Pone molti dubbi sulla veridicità di tante descrizioni fatte sulla vita e la morte del padre, citando spesso gli errori commessi, ad esempio, dalla serie televisiva Narcos.

" Mio padre era un tifoso sfegatato dell' Independiente, l'hanno descritto come tifoso dell' Atletico Nacional, si starà rivoltando nella tomba ( ride, n.d.r.), e non è mai stato fermo su un divano a godersi un momento di tranquillità, quasi quasi la descrizione che ne esce dal telefilm è di un uomo apatico che delegava, nulla di meno vero!"

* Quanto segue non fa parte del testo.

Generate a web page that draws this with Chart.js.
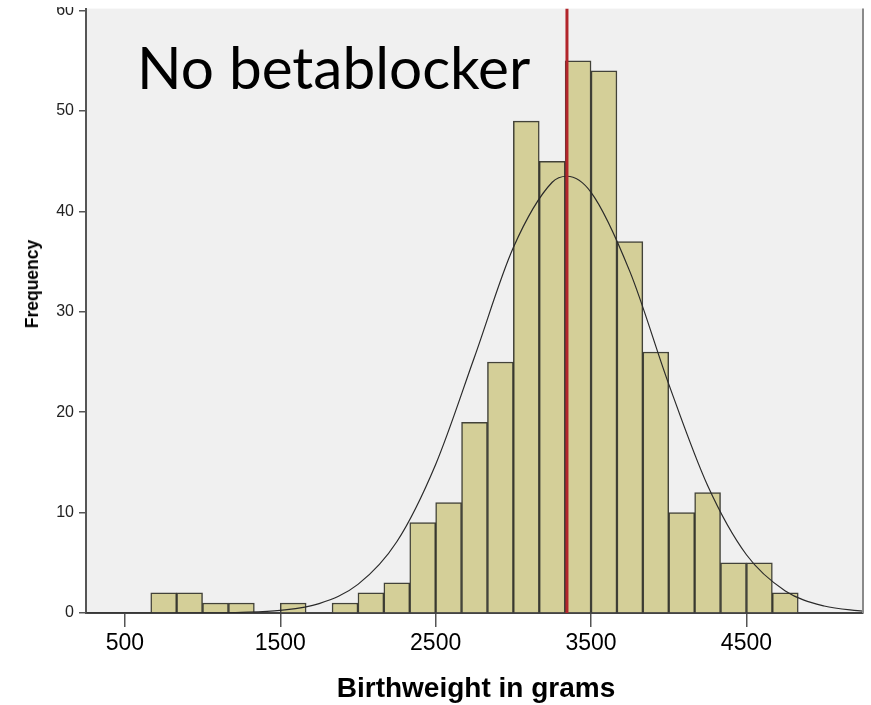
<!DOCTYPE html>
<html>
<head>
<meta charset="utf-8">
<script src="https://cdn.jsdelivr.net/npm/chart.js@4/dist/chart.umd.min.js"></script>
<style>
  html, body { margin: 0; padding: 0; background: #ffffff; }
  #wrap { position: relative; width: 871px; height: 705px; overflow: hidden; }
  #c { position: absolute; left: 0; top: -6px; }
  .lbl { position: absolute; white-space: nowrap; color: #000; }
  #title { left: 137px; top: 37px; font: 58.5px Lato, "Open Sans", sans-serif; line-height: 58px; }
  #ytitle { left: 31.5px; top: 283.5px; font: bold 17.5px "Liberation Sans", Arial, sans-serif; line-height: 20px;
            transform: translate(-50%, -50%) rotate(-90deg); }
  #xtitle { left: 476px; top: 672px; font: bold 28px "Liberation Sans", Arial, sans-serif; line-height: 32px;
            transform: translateX(-50%); }
  #band { position: absolute; left: 0; top: 0; width: 871px; height: 7px; background: #ffffff; }
</style>
</head>
<body>
<div id="wrap">
  <canvas id="c" width="871" height="711"></canvas>
  <div id="band"></div>
  <div class="lbl" id="title">No betablocker</div>
  <div class="lbl" id="ytitle">Frequency</div>
  <div class="lbl" id="xtitle">Birthweight in grams</div>
</div>
<script>
// ---- data ----
const binWidth = 166.67; // grams per bin
const binLower = [666.67, 833.33, 1000, 1166.67, 1333.33, 1500, 1666.67, 1833.33, 2000, 2166.67,
                  2333.33, 2500, 2666.67, 2833.33, 3000, 3166.67, 3333.33, 3500, 3666.67, 3833.33,
                  4000, 4166.67, 4333.33, 4500, 4666.67];
const counts   = [2, 2, 1, 1, 0, 1, 0, 1, 2, 3,
                  9, 11, 19, 25, 49, 45, 55, 54, 37, 26,
                  10, 12, 5, 5, 2];
const curveX = [250, 750, 1000, 1250, 1500, 1750, 2000, 2250, 2500, 2750, 3000, 3250, 3345,
                3500, 3750, 4000, 4250, 4500, 4750, 5000, 5250];
const curveY = [0, 0, 0.01, 0.06, 0.26, 0.94, 2.85, 7.1, 14.8, 25.5, 36.4, 42.9, 43.5,
                41.9, 34.0, 22.8, 12.7, 5.8, 2.2, 0.7, 0.18];
const meanLine = 3345;
const xTickValues = [500, 1500, 2500, 3500, 4500];
const yTickValues = [0, 10, 20, 30, 40, 50, 60];

const barData = binLower.map((lo, i) => ({ x: lo + binWidth / 2, y: counts[i] }));
const curveData = curveX.map((x, i) => ({ x: x, y: curveY[i] }));
const yMax = 60.2;

const bgPlugin = {
  id: 'plotbg',
  beforeDraw(chart) {
    const { ctx, chartArea: a } = chart;
    ctx.save();
    ctx.fillStyle = '#f0f0f0';
    ctx.fillRect(a.left, a.top, a.right - a.left, a.bottom - a.top);
    ctx.restore();
  },
  afterDraw(chart) {
    const { ctx, chartArea: a } = chart;
    ctx.save();
    ctx.strokeStyle = '#8a8a8a';
    ctx.lineWidth = 2;
    ctx.beginPath();
    ctx.moveTo(a.right, a.top);
    ctx.lineTo(a.right, a.bottom);
    ctx.stroke();
    ctx.restore();
  }
};

new Chart(document.getElementById('c'), {
  type: 'bar',
  data: {
    datasets: [
      {
        type: 'line',
        data: [{ x: meanLine, y: 0 }, { x: meanLine, y: yMax }],
        borderColor: '#b2252b',
        borderWidth: 3,
        pointRadius: 0,
        order: 0
      },
      {
        type: 'line',
        data: curveData,
        borderColor: '#2a2a2a',
        borderWidth: 1.2,
        pointRadius: 0,
        cubicInterpolationMode: 'monotone',
        order: 1
      },
      {
        type: 'bar',
        data: barData,
        backgroundColor: '#d4cf98',
        borderColor: 'rgba(35,35,25,0.85)',
        borderWidth: 1.5,
        barPercentage: 1,
        categoryPercentage: 1,
        order: 2
      }
    ]
  },
  options: {
    responsive: false,
    animation: false,
    events: [],
    layout: { padding: { left: 0, right: 8, top: 3, bottom: 0 } },
    plugins: { legend: { display: false }, tooltip: { enabled: false } },
    scales: {
      x: {
        type: 'linear',
        min: 250,
        max: 5250,
        offset: false,
        afterBuildTicks: s => { s.ticks = xTickValues.map(v => ({ value: v })); },
        afterFit: s => { s.height = 92; },
        ticks: { color: '#000', font: { family: '"Liberation Sans", Arial, sans-serif', size: 23 }, padding: 3, maxRotation: 0,
                 callback: v => String(v) },
        grid: { display: true, offset: false, drawOnChartArea: false, drawTicks: true, tickLength: 14, color: '#555', lineWidth: 1.5 },
        border: { display: true, color: '#444', width: 2 }
      },
      y: {
        type: 'linear',
        min: 0,
        max: yMax,
        afterBuildTicks: s => { s.ticks = yTickValues.map(v => ({ value: v })); },
        afterFit: s => { s.width = 86; },
        ticks: { color: '#222', font: { family: '"Liberation Sans", Arial, sans-serif', size: 16 }, padding: 5,
                 callback: v => String(v) },
        grid: { display: true, drawOnChartArea: false, drawTicks: true, tickLength: 7, color: '#555', lineWidth: 1.5 },
        border: { display: true, color: '#555', width: 2 }
      }
    }
  },
  plugins: [bgPlugin]
});
</script>
</body>
</html>
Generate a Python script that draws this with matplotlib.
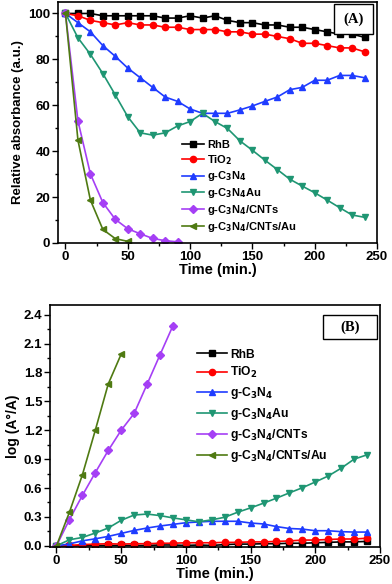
import numpy as np
import matplotlib
matplotlib.use("Agg")
import matplotlib.pyplot as plt
from matplotlib.patches import Rectangle

plt.rcParams['font.family'] = ['Liberation Sans', 'DejaVu Sans']
plt.rcParams['font.weight'] = 'bold'
plt.rcParams['mathtext.default'] = 'bf'

# time axis (min.)
time = np.arange(0, 250, 10)
time_cnt = np.arange(0, 100, 10)
time_cnt_au = np.arange(0, 60, 10)

labels = ['RhB', 'TiO$_2$', 'g-C$_3$N$_4$', 'g-C$_3$N$_4$Au',
          'g-C$_3$N$_4$/CNTs', 'g-C$_3$N$_4$/CNTs/Au']
colors = ['black', '#ff0000', '#1f3cff', '#1f9673', '#a53ff5', '#4f7a12']
markers = ['s', 'o', '^', 'v', 'D', '<']

# panel A: relative absorbance
rhb_a = [100, 100, 100, 99, 99, 99, 99, 99, 98, 98, 99, 98, 99, 97, 96, 96,
         95, 95, 94, 94, 93, 92, 91, 91, 89.6]
tio2_a = [100, 99, 97, 96, 95, 96, 95, 95, 94, 94, 93, 93, 93, 92, 92, 91,
          91, 90, 89, 87, 87, 86, 85, 85, 83.3]
cn_a = [100, 96, 92, 86, 81.3, 76.2, 72, 67.8, 63.6, 61.7, 58.4, 56.5, 56.5,
        56.5, 58, 59.7, 61.7, 63.6, 66.8, 67.8, 70.9, 70.9, 73, 73, 72]
cnau_a = [100, 89.4, 82.2, 73.8, 64.5, 55, 48, 47, 48, 51, 52.9, 56.5, 52.9,
          49.9, 44.5, 40.4, 36.1, 32, 27.8, 24.8, 21.9, 18.7, 15.4, 12.2, 11.2]
cnt_a = [100, 53.2, 30.1, 17.6, 10.3, 6.2, 4, 2, 1, 0.5]
cntau_a = [100, 44.8, 18.7, 5.9, 1.9, 0.7]

# panel B: log(A0/A)
rhb_b = [0, 0, 0, 0.004, 0.004, 0.004, 0.004, 0.004, 0.009, 0.009, 0.004,
         0.009, 0.004, 0.013, 0.018, 0.018, 0.022, 0.022, 0.027, 0.027, 0.032,
         0.036, 0.041, 0.041, 0.046]
tio2_b = [0, 0.004, 0.013, 0.018, 0.022, 0.018, 0.022, 0.022, 0.027, 0.027,
          0.032, 0.032, 0.032, 0.036, 0.036, 0.041, 0.041, 0.046, 0.051, 0.06,
          0.06, 0.066, 0.071, 0.071, 0.079]
cn_b = [0, 0.02, 0.052, 0.073, 0.098, 0.129, 0.16, 0.185, 0.206, 0.223, 0.24,
        0.248, 0.255, 0.255, 0.255, 0.237, 0.227, 0.2, 0.18, 0.174, 0.157,
        0.157, 0.147, 0.143, 0.143]
cnau_b = [0, 0.063, 0.087, 0.133, 0.185, 0.265, 0.32, 0.33, 0.314, 0.29, 0.27,
          0.25, 0.27, 0.297, 0.349, 0.394, 0.443, 0.495, 0.55, 0.603, 0.663,
          0.725, 0.806, 0.9, 0.945]
cnt_b = [0, 0.272, 0.523, 0.76, 0.99, 1.2, 1.374, 1.677, 1.983, 2.285]
cntau_b = [0, 0.349, 0.736, 1.2, 1.68, 1.99]

times = [time, time, time, time, time_cnt, time_cnt_au]
data_a = [rhb_a, tio2_a, cn_a, cnau_a, cnt_a, cntau_a]
data_b = [rhb_b, tio2_b, cn_b, cnau_b, cnt_b, cntau_b]

fig = plt.figure(figsize=(3.92, 5.84), dpi=100)
ax1 = fig.add_axes([58/392, 1-243/584, 319/392, 241/584])
ax2 = fig.add_axes([50/392, 1-547/584, 330/392, 242/584])

for ax, data in [(ax1, data_a), (ax2, data_b)]:
    for t, y, lab, c, m in zip(times, data, labels, colors, markers):
        ax.plot(t, y, color=c, marker=m, markersize=4.5, linewidth=1.2,
                label=lab)
    ax.set_xlim(-5, 250)
    ax.set_xticks(np.arange(0, 251, 50))
    ax.set_xticks(np.arange(25, 250, 50), minor=True)
    ax.set_xlabel('Time (min.)', fontsize=10.5, fontweight='bold', labelpad=0)
    ax.tick_params(labelsize=9.5, direction='out', length=4, width=1, pad=1.5)
    ax.tick_params(which='minor', direction='out', length=2.5, width=1)
    for s in ax.spines.values():
        s.set_linewidth(1.2)

ax1.set_xlim(-6, 250)
ax1.set_ylim(0, 105)
ax1.set_yticks(np.arange(0, 101, 20))
ax1.set_yticks(np.arange(10, 101, 20), minor=True)
ax1.set_ylabel('Relative absorbance (a.u.)', fontsize=9.5, fontweight='bold',
               labelpad=3)
ax1.legend(loc='upper left', bbox_to_anchor=(0.37, 0.45), frameon=False,
           fontsize=8, handlelength=2.0, handletextpad=0.3,
           labelspacing=0.25, borderpad=0)
ax1.add_patch(Rectangle((0.865, 0.867), 0.122, 0.125, transform=ax1.transAxes,
                        fc='white', ec='black', lw=1, zorder=5))
ax1.text(0.926, 0.93, '(A)', transform=ax1.transAxes, ha='center',
         va='center', fontsize=10.5, fontweight='bold',
         family='Liberation Serif', zorder=6)

ax2.set_ylim(-0.012, 2.5)
ax2.set_yticks(np.arange(0, 2.41, 0.3))
ax2.set_yticks(np.arange(0.15, 2.5, 0.3), minor=True)
ax2.set_yticklabels([f'{v:.1f}' for v in np.arange(0, 2.41, 0.3)])
ax2.set_ylabel('log (A°/A)', fontsize=10, fontweight='bold', labelpad=3)
ax2.legend(loc='upper left', bbox_to_anchor=(0.426, 0.845), frameon=False,
           fontsize=8.7, handlelength=2.5, handletextpad=0.3,
           labelspacing=0.4, borderpad=0)
ax2.add_patch(Rectangle((0.827, 0.86), 0.164, 0.099, transform=ax2.transAxes,
                        fc='white', ec='black', lw=1, zorder=5))
ax2.text(0.909, 0.909, '(B)', transform=ax2.transAxes, ha='center',
         va='center', fontsize=10.5, fontweight='bold',
         family='Liberation Serif', zorder=6)

fig.savefig('out.png', dpi=100)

Lo spettacolo termina con il racconto di Marroquin sul modo in cui ha vissuto il post- Pablo, su quello che ha fatto per, dice, " non tanto discolparmi o cercare di pulire la mia coscienza, quanto per sanare delle ferite ancora aperte e dolorose", come ad esempio incontrare i figli dei funzionari uccisi dai sicari del padre, i figli del Ministro Bonilla, le famiglie delle tante persone colpite dagli omicidi ordinati da Escobar.

In fin dei conti, il ritratto che traspare dal racconto di Marroquin è quello di un padre attento si, ma con dei principi deviati, distorti, malsani, che l'adolescente figlio già intuiva e che gli scaturivano timore.

Un padre che, alla richiesta del figlio di placare la sua ira e di porre fine agli attentati, rispondeva " la guerra prevede i morti, e noi siamo in guerra", un padre che non aveva più compassione di nessuno, un padre che, alla sua morte, lo condannò a essere nel mirino del cartello di Calì, al quale Marroquin dovette cedere tutto i loro possedimenti e partecipare a un incontro da cui, dice " ero sicuro di non uscire vivo, avevamo emesso una taglia di quattro milioni di dollari sulla mia testa".

In questo " Libro della Giungla", non scritto da Kipling ma reinterpretato da Quentin Tarantino, il " Mowgli " Escobar oggi Marroquin ci ha raccontato il suo branco, le sue guide pazzoidi, i suoi vati criminali, la sua vita plasmata in relazione a quella di un padre scomodo, pericoloso, tentando di far emergere quel " cucciolo d'uomo" scomparso dietro una storia di lupi, serpenti e tanto, tanto sangue.